For write throughput, the comparison below uses the current NVMe write benchmark slices:

For the 64-atom slice, Atompack leads the plotted backends both with builtin fields only and with additional custom properties:

backend	write builtins (mol/s)	write with custom props (mol/s)
atompack	105,473	77,193
hdf5_soa	91,431	57,198
lmdb_packed	37,573	26,323
lmdb_pickle	24,967	18,477
ase_sqlite	1,417	1,398
ase_lmdb	919	755

This is the path where Atompack’s native batch ingestion matters most:

Database.add_arrays_batch(...) for stacked numpy inputs
atompack.add_ase_batch(...) for iterables of ase.Atoms

Storage Efficiency¶

For storage footprint, the comparison below reports normalized artifact size for the same write benchmark slices:

For the 64-atom slice:

backend	size ratio vs atompack (builtins)	size ratio vs atompack (custom)
hdf5_soa	0.96x	0.95x
atompack	1.00x	1.00x
lmdb_packed	2.34x	1.35x
lmdb_pickle	2.35x	1.35x
ase_sqlite	3.05x	2.08x
ase_lmdb	4.69x	2.69x

The practical takeaway is not that Atompack is always the absolute smallest representation. The more important result is that it stays in the compact-storage regime while pairing that with much stronger read behavior.

Reproducing The Benchmarks¶

uv run --project atompack-py --no-sync python atompack-py/benchmarks/benchmark.py \
  --out /tmp/atompack-bench/benchmark.json

uv run --project atompack-py --no-sync python atompack-py/benchmarks/scaling_benchmark.py \
  --out /tmp/atompack-bench/scaling.json

uv run --project atompack-py --no-sync python atompack-py/benchmarks/write_benchmark.py \
  --out /tmp/atompack-bench/write.json

For running quick microbenchmarks or inspecting the code, you can also run this binary directly:

cargo run -p atompack --release --bin atompack-bench -- --help

Practical Guidance¶

Use Database.open(path) for read-mostly datasets.
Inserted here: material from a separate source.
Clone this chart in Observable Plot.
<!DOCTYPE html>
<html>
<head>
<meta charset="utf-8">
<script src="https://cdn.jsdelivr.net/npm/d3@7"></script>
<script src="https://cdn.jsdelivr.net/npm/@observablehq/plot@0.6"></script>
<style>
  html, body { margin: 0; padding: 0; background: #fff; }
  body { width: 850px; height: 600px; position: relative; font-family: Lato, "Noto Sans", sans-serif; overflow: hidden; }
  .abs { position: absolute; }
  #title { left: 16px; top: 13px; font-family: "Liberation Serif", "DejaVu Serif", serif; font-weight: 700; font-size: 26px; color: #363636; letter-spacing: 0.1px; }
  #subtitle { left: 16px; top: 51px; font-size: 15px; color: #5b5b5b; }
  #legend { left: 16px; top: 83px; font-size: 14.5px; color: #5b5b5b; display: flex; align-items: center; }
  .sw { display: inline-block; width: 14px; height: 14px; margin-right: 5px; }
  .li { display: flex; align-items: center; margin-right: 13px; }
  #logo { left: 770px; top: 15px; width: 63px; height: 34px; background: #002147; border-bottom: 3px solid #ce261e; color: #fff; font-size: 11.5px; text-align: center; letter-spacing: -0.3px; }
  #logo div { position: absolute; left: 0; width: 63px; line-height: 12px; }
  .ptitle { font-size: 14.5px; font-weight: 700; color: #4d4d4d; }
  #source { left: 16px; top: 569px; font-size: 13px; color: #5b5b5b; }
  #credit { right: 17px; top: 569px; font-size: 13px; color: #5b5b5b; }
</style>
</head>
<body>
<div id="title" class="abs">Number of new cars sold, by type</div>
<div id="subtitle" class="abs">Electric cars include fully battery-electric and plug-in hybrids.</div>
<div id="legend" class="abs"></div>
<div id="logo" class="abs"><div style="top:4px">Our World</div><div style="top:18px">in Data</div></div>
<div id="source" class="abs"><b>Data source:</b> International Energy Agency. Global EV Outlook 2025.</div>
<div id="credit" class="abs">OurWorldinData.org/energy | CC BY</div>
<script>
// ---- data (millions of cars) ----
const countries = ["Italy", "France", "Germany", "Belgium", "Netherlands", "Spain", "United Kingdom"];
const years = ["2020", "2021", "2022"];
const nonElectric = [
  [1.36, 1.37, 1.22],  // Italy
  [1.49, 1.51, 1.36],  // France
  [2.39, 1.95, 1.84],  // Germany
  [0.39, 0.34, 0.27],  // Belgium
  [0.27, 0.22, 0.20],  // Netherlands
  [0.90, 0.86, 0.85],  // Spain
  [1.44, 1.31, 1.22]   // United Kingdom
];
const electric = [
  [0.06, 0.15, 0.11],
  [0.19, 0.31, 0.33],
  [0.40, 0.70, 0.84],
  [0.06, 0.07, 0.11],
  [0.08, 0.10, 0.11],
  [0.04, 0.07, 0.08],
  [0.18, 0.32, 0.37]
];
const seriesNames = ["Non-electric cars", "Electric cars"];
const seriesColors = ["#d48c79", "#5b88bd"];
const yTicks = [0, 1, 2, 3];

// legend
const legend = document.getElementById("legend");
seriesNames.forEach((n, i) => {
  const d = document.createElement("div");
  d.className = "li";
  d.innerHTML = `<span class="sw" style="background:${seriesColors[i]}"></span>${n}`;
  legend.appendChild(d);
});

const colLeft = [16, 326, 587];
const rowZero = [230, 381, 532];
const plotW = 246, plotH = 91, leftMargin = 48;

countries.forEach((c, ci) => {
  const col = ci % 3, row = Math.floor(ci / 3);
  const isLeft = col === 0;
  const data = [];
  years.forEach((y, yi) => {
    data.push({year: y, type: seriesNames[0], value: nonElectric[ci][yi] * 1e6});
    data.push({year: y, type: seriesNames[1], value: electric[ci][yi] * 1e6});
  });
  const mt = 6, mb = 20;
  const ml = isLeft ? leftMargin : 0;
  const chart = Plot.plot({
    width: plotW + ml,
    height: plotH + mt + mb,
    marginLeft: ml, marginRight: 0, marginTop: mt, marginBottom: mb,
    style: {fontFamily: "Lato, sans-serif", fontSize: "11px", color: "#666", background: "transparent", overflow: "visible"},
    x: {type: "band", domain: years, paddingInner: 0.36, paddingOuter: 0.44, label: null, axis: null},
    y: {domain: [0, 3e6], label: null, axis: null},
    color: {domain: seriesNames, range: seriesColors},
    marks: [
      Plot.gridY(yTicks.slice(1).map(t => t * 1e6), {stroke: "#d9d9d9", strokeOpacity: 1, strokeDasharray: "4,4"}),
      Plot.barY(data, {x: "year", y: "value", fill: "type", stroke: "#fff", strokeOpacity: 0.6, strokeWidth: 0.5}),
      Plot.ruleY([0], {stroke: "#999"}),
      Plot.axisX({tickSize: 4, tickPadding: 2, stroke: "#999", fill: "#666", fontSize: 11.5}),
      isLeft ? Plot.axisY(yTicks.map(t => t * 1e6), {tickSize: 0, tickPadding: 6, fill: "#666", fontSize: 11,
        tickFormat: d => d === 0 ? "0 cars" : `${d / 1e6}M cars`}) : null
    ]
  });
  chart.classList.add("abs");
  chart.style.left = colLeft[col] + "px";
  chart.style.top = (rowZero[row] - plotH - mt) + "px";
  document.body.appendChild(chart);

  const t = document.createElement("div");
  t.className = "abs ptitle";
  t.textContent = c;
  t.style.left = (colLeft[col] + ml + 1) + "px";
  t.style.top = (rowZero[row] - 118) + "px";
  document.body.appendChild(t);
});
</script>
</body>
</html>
It defaults to mmap-backed read-only mode.
Reopen with Database.open(path, mmap=False) when you need to append more molecules.
Prefer add_arrays_batch(...) or add_ase_batch(...) when ingesting large datasets from existing array or ASE pipelines.
Prefer db[i] or db.get_molecules(...) for straightforward read paths, and use get_molecules_flat(...) when you specifically want already-stacked training batches.
Compression is available when artifact size matters, but it should be treated as a workload tuning knob rather than as the main reason to adopt Atompack.